Erzbischof Welby sagt, Bankiers müssen nicht nur mit der „Angst vor Armut und der Hoffnung auf ein dickes Bankkonto leben, sondern auch mit der Angst vor der Hölle und der Hoffnung auf den Himmel“, wenn sie den Ruf ihrer Branche wiederherstellen wollen. Der ist schwer angeschlagen. Allein im vorigen Jahr haben 2,4 Millionen Briten ihre Konten bei den fünf größten Banken Großbritanniens aus Protest gegen die Manipulation von Zinssätzen, hohe Bonuszahlungen und wegen anderer Skandale gekündigt. Laura Willoughby von der Kampagne „Move Your Money“ sagte: „Den Menschen wird langsam klar, dass sie sich nicht mit der Arroganz der großen Banken abfinden müssen.“ Welby hält ethisches Bankwesen für möglich, wenn man berücksichtige, dass „Menschen nicht unfehlbar“ seien. Der 57-Jährige kommt aus der Ölindustrie. Er hat in Cambridge Geschichte und Jura studiert. Nach seinem Abschluss 1978 arbeitete er fünf Jahre bei Elf Aquitaine in Paris, danach wurde er Finanzchef von Enterprise Oil in London, wo er sich vor allem mit Projekten in Westafrika und der Nordsee beschäftigte. 1989 hörte er „den Ruf Gottes“ und begann ein Theologiestudium. Nach Stationen in Liverpool und Durham wurde er im Februar zum Erzbischof von Canterbury ernannt – und ist damit Chef der weltweiten Anglikanergemeinde.

Als Erzbischof hat er automatisch einen Sitz im Oberhaus. Er gehört zudem dem Ausschuss für Standards im Bankwesen an. Dieser Ausschuss legte vor zwei Wochen einen kritischen Bericht vor. Dieser empfiehlt Finanzminister George Osborne, Bonuszahlungen und Pensionen für die Chefs der Banken zu stoppen, die mit Steuergeldern vor dem Bankrott gerettet wurden. Und: Banker, die eines Fehlverhaltens schuldig seien, gehörten ins Gefängnis.

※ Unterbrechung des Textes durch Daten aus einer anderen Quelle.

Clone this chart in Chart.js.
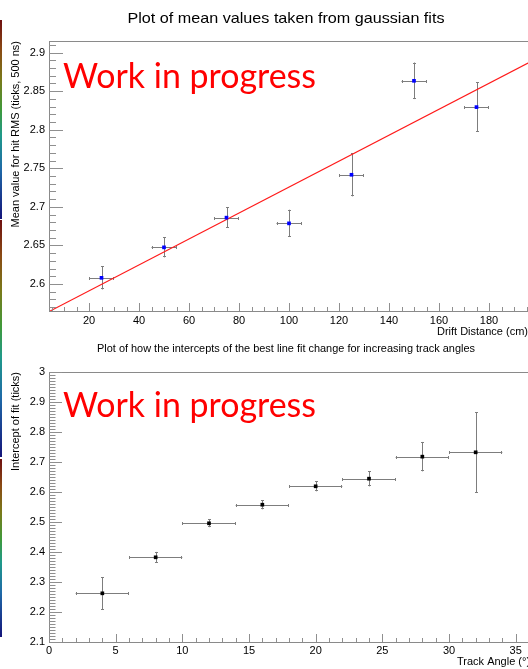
<!DOCTYPE html>
<html>
<head>
<meta charset="utf-8">
<script src="https://cdn.jsdelivr.net/npm/chart.js@4/dist/chart.umd.min.js"></script>
<style>
  html, body { margin: 0; padding: 0; background: #fff; }
  body { width: 528px; height: 669px; overflow: hidden; position: relative; }
  canvas { position: absolute; left: 0; }
  .strip { position: absolute; left: 0; width: 2px;
    background: linear-gradient(to bottom, #6e1010 0%, #8a4a14 15%, #7a7a1a 30%, #3f9a3a 45%, #1f9a8a 58%, #1f6aa8 75%, #14147a 100%); }
</style>
</head>
<body>
<div class="strip" style="top:20px;height:199px"></div>
<div class="strip" style="top:220px;height:237px"></div>
<div class="strip" style="top:459px;height:178px"></div>
<canvas id="c1" width="540" height="340" style="top:0"></canvas>
<canvas id="c2" width="560" height="334" style="top:335px"></canvas>
<script>
// ---------- data: top panel ----------
const driftDistance = [25, 50, 75, 100, 125, 150, 175];
const driftDistanceErr = [5, 5, 5, 5, 5, 5, 5];
const meanRMS = [2.608, 2.6475, 2.686, 2.6786, 2.7416, 2.8634, 2.8293];
const meanRMSErr = [0.0151, 0.013, 0.0134, 0.0177, 0.028, 0.0237, 0.032];
const fitLineX = [4, 196];
const fitLineY = [2.5642, 2.8870];
const topXTicks = [20, 40, 60, 80, 100, 120, 140, 160, 180];
const topXTickLabels = ['20', '40', '60', '80', '100', '120', '140', '160', '180'];
const topYTicks = [2.6, 2.65, 2.7, 2.75, 2.8, 2.85, 2.9];
const topYTickLabels = ['2.6', '2.65', '2.7', '2.75', '2.8', '2.85', '2.9'];

// ---------- data: bottom panel ----------
const trackAngle = [4, 8, 12, 16, 20, 24, 28, 32];
const trackAngleErr = [2, 2, 2, 2, 2, 2, 2, 2];
const interceptFit = [2.2623, 2.3823, 2.4957, 2.5577, 2.619, 2.6444, 2.7178, 2.7323];
const interceptFitErr = [0.054, 0.018, 0.013, 0.0155, 0.0167, 0.0256, 0.049, 0.134];
const botXTicks = [0, 5, 10, 15, 20, 25, 30, 35];
const botXTickLabels = ['0', '5', '10', '15', '20', '25', '30', '35'];
const botYTicks = [2.1, 2.2, 2.3, 2.4, 2.5, 2.6, 2.7, 2.8, 2.9, 3.0];
const botYTickLabels = ['2.1', '2.2', '2.3', '2.4', '2.5', '2.6', '2.7', '2.8', '2.9', '3'];

const FONT = '"Liberation Sans", Arial, sans-serif';

function decoPlugin(cfg) {
  return {
    id: 'deco',
    beforeDatasetsDraw(chart) {
      const { ctx, scales: { x, y } } = chart;
      ctx.save();
      ctx.strokeStyle = '#7d7d7d';
      ctx.lineWidth = 1;
      cfg.xs.forEach((xv, i) => {
        const yv = cfg.ys[i];
        const px = Math.round(x.getPixelForValue(xv)) + 0.5;
        const py = Math.round(y.getPixelForValue(yv)) + 0.5;
        const x0 = x.getPixelForValue(xv - cfg.xe[i]);
        const x1 = x.getPixelForValue(xv + cfg.xe[i]);
        const y0 = y.getPixelForValue(yv + cfg.ye[i]);
        const y1 = y.getPixelForValue(yv - cfg.ye[i]);
        ctx.beginPath();
        ctx.moveTo(x0, py); ctx.lineTo(x1, py);
        ctx.moveTo(px, y0); ctx.lineTo(px, y1);
        ctx.moveTo(Math.round(x0) + 0.5, py - 1.5); ctx.lineTo(Math.round(x0) + 0.5, py + 1.5);
        ctx.moveTo(Math.round(x1) - 0.5, py - 1.5); ctx.lineTo(Math.round(x1) - 0.5, py + 1.5);
        ctx.moveTo(px - 1.5, Math.round(y0) + 0.5); ctx.lineTo(px + 1.5, Math.round(y0) + 0.5);
        ctx.moveTo(px - 1.5, Math.round(y1) - 0.5); ctx.lineTo(px + 1.5, Math.round(y1) - 0.5);
        ctx.stroke();
      });
      ctx.restore();
    },
    afterDraw(chart) {
      const { ctx, chartArea: a, scales: { x, y } } = chart;
      ctx.save();
      // frame
      ctx.strokeStyle = '#8a8a8a';
      ctx.lineWidth = 1;
      ctx.strokeRect(a.left + 0.5, a.top + 0.5, a.right - a.left, a.bottom - a.top);
      // ticks inside the frame
      ctx.strokeStyle = '#8f8f8f';
      ctx.beginPath();
      for (let k = 0; ; k++) {
        const v = cfg.yMinorStart + k * cfg.yMinorStep;
        if (v > y.max + 1e-9) break;
        const major = Math.abs(Math.round(v / cfg.yMajorStep) * cfg.yMajorStep - v) < 1e-6;
        const py = Math.round(y.getPixelForValue(v)) + 0.5;
        ctx.moveTo(a.left, py); ctx.lineTo(a.left + (major ? cfg.yMajorLen : cfg.yMajorLen / 2), py);
      }
      for (let k = 0; ; k++) {
        const v = cfg.xMinorStart + k * cfg.xMinorStep;
        if (v > x.max + 1e-9) break;
        const major = Math.abs(Math.round(v / cfg.xMajorStep) * cfg.xMajorStep - v) < 1e-6;
        const px = Math.round(x.getPixelForValue(v)) + 0.5;
        ctx.moveTo(px, a.bottom); ctx.lineTo(px, a.bottom - (major ? cfg.xMajorLen : cfg.xMajorLen / 2));
      }
      ctx.stroke();
      // chart title (stretched to the reference's width)
      ctx.fillStyle = '#000';
      ctx.textBaseline = 'alphabetic';
      ctx.font = cfg.titleSize + 'px ' + FONT;
      ctx.textAlign = 'center';
      const w = ctx.measureText(cfg.title).width;
      ctx.save();
      ctx.translate(286, cfg.titleY);
      ctx.scale(cfg.titleWidth / w, 1);
      ctx.fillText(cfg.title, 0, 0);
      ctx.restore();
      // axis titles
      ctx.font = '11px ' + FONT;
      ctx.textAlign = cfg.xTitleAlign;
      ctx.fillText(cfg.xTitle, cfg.xTitleX, cfg.xTitleY);
      ctx.save();
      ctx.translate(19, a.top);
      ctx.rotate(-Math.PI / 2);
      ctx.textAlign = 'right';
      ctx.fillText(cfg.yTitle, 0, 0);
      ctx.restore();
      // watermark
      ctx.fillStyle = '#ff0000';
      ctx.font = '35px Lato, "Open Sans", sans-serif';
      ctx.textAlign = 'left';
      ctx.fillText('Work in progress', 63, cfg.wipY, 253);
      ctx.restore();
    }
  };
}

function makeChart(id, opt) {
  const scatterData = opt.xs.map((v, i) => ({ x: v, y: opt.ys[i] }));
  const datasets = [{
    type: 'scatter',
    data: scatterData,
    pointStyle: 'rect',
    pointRadius: 2.6,
    pointBorderWidth: 0,
    pointBackgroundColor: opt.markerColor,
    pointBorderColor: opt.markerColor
  }];
  if (opt.lineX) {
    datasets.push({
      type: 'line',
      data: opt.lineX.map((v, i) => ({ x: v, y: opt.lineY[i] })),
      borderColor: '#ff1a1a',
      borderWidth: 1.1,
      pointRadius: 0,
      fill: false
    });
  }
  const tickFont = { family: FONT, size: 11 };
  return new Chart(document.getElementById(id), {
    type: 'scatter',
    data: { datasets },
    options: {
      responsive: false,
      animation: false,
      devicePixelRatio: 1,
      layout: { padding: opt.padding },
      plugins: { legend: { display: false }, tooltip: { enabled: false }, title: { display: false } },
      scales: {
        x: {
          type: 'linear', min: opt.xMin, max: opt.xMax,
          grid: { display: false, drawTicks: false },
          border: { display: false },
          afterFit: s => { s.height = opt.xAxisHeight; },
          afterBuildTicks: s => { s.ticks = opt.xTicks.map(v => ({ value: v })); },
          ticks: {
            autoSkip: false, maxRotation: 0, padding: opt.xLabelPad, color: '#000', font: tickFont,
            callback: (v, i) => opt.xTickLabels[i]
          }
        },
        y: {
          type: 'linear', min: opt.yMin, max: opt.yMax,
          grid: { display: false, drawTicks: false },
          border: { display: false },
          afterFit: s => { s.width = 49; },
          afterBuildTicks: s => { s.ticks = opt.yTicks.map(v => ({ value: v })); },
          ticks: {
            autoSkip: false, padding: 4, color: '#000', font: tickFont,
            callback: (v, i) => opt.yTickLabels[i]
          }
        }
      }
    },
    plugins: [decoPlugin(opt)]
  });
}

makeChart('c1', {
  xs: driftDistance, xe: driftDistanceErr, ys: meanRMS, ye: meanRMSErr,
  lineX: fitLineX, lineY: fitLineY,
  markerColor: '#0000ff',
  xMin: 4, xMax: 196, yMin: 2.565, yMax: 2.915,
  xTicks: topXTicks, xTickLabels: topXTickLabels,
  yTicks: topYTicks, yTickLabels: topYTickLabels,
  padding: { left: 0, top: 41, right: 11, bottom: 0 },
  xAxisHeight: 29, xLabelPad: 3,
  yMinorStart: 2.57, yMinorStep: 0.01, yMajorStep: 0.05, yMajorLen: 14,
  xMinorStart: 5, xMinorStep: 5, xMajorStep: 20, xMajorLen: 8,
  title: 'Plot of mean values taken from gaussian fits', titleSize: 15, titleWidth: 317, titleY: 23,
  xTitle: 'Drift Distance (cm)', xTitleAlign: 'right', xTitleX: 528, xTitleY: 335,
  yTitle: 'Mean value for hit RMS (ticks, 500 ns)',
  wipY: 88
});

makeChart('c2', {
  xs: trackAngle, xe: trackAngleErr, ys: interceptFit, ye: interceptFitErr,
  markerColor: '#000000',
  xMin: 0, xMax: 37.2, yMin: 2.1, yMax: 3.0,
  xTicks: botXTicks, xTickLabels: botXTickLabels,
  yTicks: botYTicks, yTickLabels: botYTickLabels,
  padding: { left: 0, top: 37, right: 15, bottom: 0 },
  xAxisHeight: 27, xLabelPad: 2,
  yMinorStart: 2.1, yMinorStep: 0.01, yMajorStep: 0.1, yMajorLen: 13,
  xMinorStart: 0, xMinorStep: 1, xMajorStep: 5, xMajorLen: 8,
  title: 'Plot of how the intercepts of the best line fit change for increasing track angles', titleSize: 11, titleWidth: 378, titleY: 17,
  xTitle: 'Track Angle (°)', xTitleAlign: 'left', xTitleX: 457, xTitleY: 330,
  yTitle: 'Intercept of fit (ticks)',
  wipY: 82
});
</script>
</body>
</html>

Welby hatte sich vor einigen Monaten mit dem damaligen RBS-Chef Stephen Hester über die Rolle der Bank in der Gesellschaft unterhalten. Er arbeite im Dienste der Sparer und Aktionäre und zahle Steuern, sagte Hester. Daraufhin antwortete Welby, das sei „Mutterschaft und Apfelkuchen“ – eine idiomatische Wendung, die banale Prinzipien beschreibt, denen niemand widersprechen kann. „Ich suche aber eine etwas durchdringendere Analyse Ihrer Pflicht der Gesellschaft gegenüber, die über Gesetzestreue und Steuerzahlen hinausgeht“, rügte Welby. Anfang des Monats reichte Hester, der in seiner fünfjährigen Amtszeit 39.000 Jobs bei RBS gestrichen hat, seinen Rücktritt ein. Er bekommt eine Abfindung in Höhe von 1,6 Millionen Pfund. Hinzu kommen Aktien im Wert von bis zu 4 Millionen Pfund.